Впрочем, он ладит везде и нравится всем; его талант передразнивать приносит ему большой успех в обществе, которое он забавляет, особенно у дам. “Я передразниваю здесь своего банкира не хуже, чем нашего Сумарокова”, — пишет он. Критикуя и браня многое в письмах, он, однако, добродушно любезен со всеми и особенно с теми, которых обманывает и осмеивает, обнаруживая чисто русское незлобивое лукавство. “Хороши англичане, — говорит он, отмечая ненависть к ним французов. — Заехав в чужую землю, потому что в своей холодно, презирают жителей в глаза и на все их учтивости отвечают дерзостями”. Его собственное поведение как раз обратно этому; он смеется со своими, но любезен и приветлив везде. Он очень рад, что видел чужие края, “по крайней мере не могут мне импонировать наши Jean de France”, — восклицает он.

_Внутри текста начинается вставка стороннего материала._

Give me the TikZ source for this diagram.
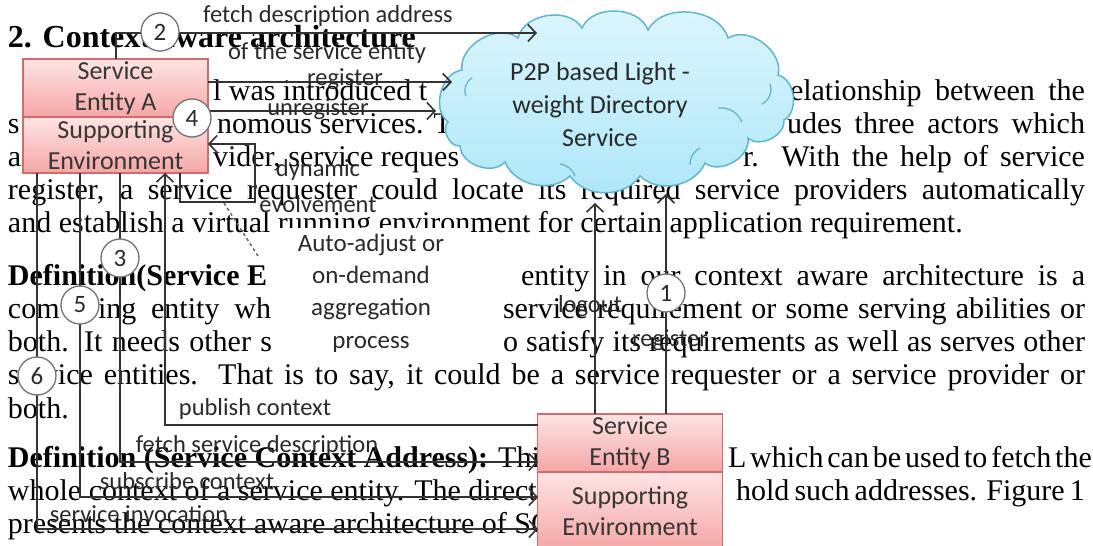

“Оттого ли, что, осмеяв в “Бригадире” повесу, который, побывав за границей, бредит ею наяву, побоялся он сам поддаться обольщению и вследствие того впал в другую крайность, не менее предосудительную, хотел ли он выказать насильственным расчетом ложного самолюбия, что если многие из соотечественников его платили дань удивления и зависти блеску европейского просвещения и общежития, то он готовил ему одно строгое исследование — суд: как бы то ни было, большая часть его заграничных наблюдений запечатлена предубеждениями, духом исключительной нетерпимости и порицаний, которые прискорбны в умном человеке”.
Что еще можно прибавить к этим метким и прекрасным словам князя Вяземского? Разве то, что форма описательная так хороша у Фонвизина, наблюдения часто так метко схвачены и живо переданы, что письма его могли бы иметь огромный интерес и для его и для нашего времени, если бы не эта фальшиво взятая нота.
Исследуя причины такого настроения Фонвизина, князь Вяземский видит в нем ум “коренной русский”, который на чужбине как-то не у места и связан. Такой ум, “заматерелый”, односторонний от оригинальности своей или самобытности, перенесенный в чуждый климат, не заимствует ничего из новых источников, не обогащается, не развивается, а, напротив, теряет силу и свежесть, как растение, которому непременно нужна земля родины, чтобы цвести и приносить плоды.
Так или нет, в слове “заматерелый” определение явлению дано остроумное. Как иначе назвать ум, которому кажется смешным все, что не похоже на свое, домашнее? И от смешного до презренного для него один только шаг! В театре, в Варшаве, нет удержу его смешливости, так “смешон” и “подл” польский язык.
Во Франции смешит его служба архиерея: “С непривычки их церемония так смешна, что треснуть надобно. Архиерей в большом парике, попы напудрены; словом, целая комедия”(!).
В другой раз он снова описывает обедню и процессию. “Я покатился со смеху, увидя эту комедию, — говорит он. — Подумай, какая разница в образе мыслей”(?!). “Бог знает, что это за обедня, которую служили; толку не нашел”.